5. May you be punished for my mistreatment! Literally, my mistreatment [may it be] upon you. Another interpretation merely has Sarah indicating my these words that her mistreatment is the responsibility of Abraham, rather than a wish that he be punished.

6. your slave is under your control. Literally, your slave is in your hand. “Is this a statement of fact, or does it mean that Abram now hands Hagar back to her mistress’s authority?” (Skinner).

7. an messenger of Yahweh. An ongoing feature about these sorts of stories is that there is an ambiguity as to whether a person sees the “messenger of Yahweh” or Yahweh himself. See Sam Meier, Dictionary of Deities and Demons in the Bible, “Angel of Yahweh.” Meier’s argument is that originally, this story and others simply had “Yahweh,” to which a later editor added “messenger of” for theological reasons.

the way to Shur. The Wadi Tumilat. See Wikipedia.

11. Ishmael means, “May El hear.” El is a title applied both to Yahweh in the Bible, and to the high god of the Canaanite pantheon. See Wikipedia.

12. opposite. Hebrew, al-pnei, meaning either “across from,” “in front of,” or “against.”

13. El Roi. “El (who) sees me.” El as in verse 11.
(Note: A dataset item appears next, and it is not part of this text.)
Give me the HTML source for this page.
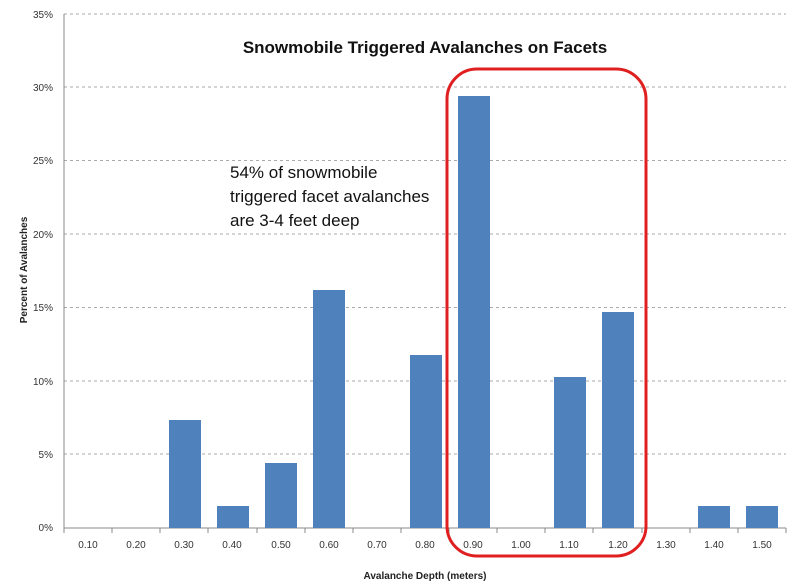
<!DOCTYPE html>
<html><head><style>body{margin:0;background:#fff}</style></head><body>
<svg width="800" height="583" xmlns="http://www.w3.org/2000/svg" font-family="Liberation Sans, sans-serif">
<rect width="800" height="583" fill="#fff"/>
<g stroke="#aaa" stroke-dasharray="3,3" stroke-width="1">
<line x1="64" x2="786" y1="14" y2="14"/><line x1="64" x2="786" y1="87" y2="87"/>
<line x1="64" x2="786" y1="160.5" y2="160.5"/><line x1="64" x2="786" y1="234" y2="234"/>
<line x1="64" x2="786" y1="307.5" y2="307.5"/><line x1="64" x2="786" y1="381" y2="381"/>
<line x1="64" x2="786" y1="454" y2="454"/>
</g>
<line x1="64" x2="64" y1="14" y2="528" stroke="#888"/>
<line x1="64" x2="786" y1="528" y2="528" stroke="#888"/>
<g font-size="10" fill="#333" text-anchor="end">
<text x="53" y="18">35%</text><text x="53" y="91">30%</text><text x="53" y="164">25%</text>
<text x="53" y="238">20%</text><text x="53" y="311">15%</text><text x="53" y="385">10%</text>
<text x="53" y="458">5%</text><text x="53" y="531">0%</text>
</g>
<g fill="#4f81bd">
<rect x="169" y="420" width="32" height="108"/>
<rect x="217" y="506" width="32" height="22"/>
<rect x="265" y="463" width="32" height="65"/>
<rect x="313" y="290" width="32" height="238"/>
<rect x="410" y="355" width="32" height="173"/>
<rect x="458" y="96" width="32" height="432"/>
<rect x="554" y="377" width="32" height="151"/>
<rect x="602" y="312" width="32" height="216"/>
<rect x="698" y="506" width="32" height="22"/>
<rect x="746" y="506" width="32" height="22"/>
</g>
<g stroke="#888"><line x1="64" x2="64" y1="528" y2="533"/><line x1="112" x2="112" y1="528" y2="533"/><line x1="160" x2="160" y1="528" y2="533"/><line x1="208" x2="208" y1="528" y2="533"/><line x1="257" x2="257" y1="528" y2="533"/><line x1="305" x2="305" y1="528" y2="533"/><line x1="353" x2="353" y1="528" y2="533"/><line x1="401" x2="401" y1="528" y2="533"/><line x1="449" x2="449" y1="528" y2="533"/><line x1="497" x2="497" y1="528" y2="533"/><line x1="545" x2="545" y1="528" y2="533"/><line x1="593" x2="593" y1="528" y2="533"/><line x1="642" x2="642" y1="528" y2="533"/><line x1="690" x2="690" y1="528" y2="533"/><line x1="738" x2="738" y1="528" y2="533"/><line x1="786" x2="786" y1="528" y2="533"/></g>
<g font-size="10" fill="#333" text-anchor="middle">
<text x="88" y="548">0.10</text><text x="136" y="548">0.20</text><text x="184" y="548">0.30</text>
<text x="232" y="548">0.40</text><text x="281" y="548">0.50</text><text x="329" y="548">0.60</text>
<text x="377" y="548">0.70</text><text x="425" y="548">0.80</text><text x="473" y="548">0.90</text>
<text x="521" y="548">1.00</text><text x="569" y="548">1.10</text><text x="618" y="548">1.20</text>
<text x="666" y="548">1.30</text><text x="714" y="548">1.40</text><text x="762" y="548">1.50</text>
</g>
<text x="425" y="579" font-size="10" font-weight="bold" text-anchor="middle" fill="#222">Avalanche Depth (meters)</text>
<text transform="translate(27,270) rotate(-90)" font-size="10" font-weight="bold" text-anchor="middle" fill="#222">Percent of Avalanches</text>
<text x="425" y="53" font-size="17" font-weight="bold" text-anchor="middle" fill="#111">Snowmobile Triggered Avalanches on Facets</text>
<g font-size="17" fill="#111"><text x="230" y="178">54% of snowmobile</text><text x="230" y="202">triggered facet avalanches</text><text x="230" y="226">are 3-4 feet deep</text></g>
<rect x="447" y="69" width="199" height="487" rx="30" ry="30" fill="none" stroke="#e02020" stroke-width="3"/>
</svg>
</body></html>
  1. Beer Lahai Roi. Nadav Na’aman believes that Beer Lahai Roi may have been located somewhere around the modern location of Bir ‘Asluj, although its location has not been positively identified. See Nadav Naʼaman (2005). Ancient Israel and Its Neighbors: Interaction and Counteraction. (p. 273).

Kadesh. There is some ambiguity about the location of Kadesh, but it must be somewhere along the southern edge of the land of Canaan. The name may apply to two or more sites.

Bered. The location of Bered is unknown. See Joseph Blenkinsopp (25 May 2015). Abraham: The Story of a Life. Wm. B. Eerdmans Publishing. p. 189.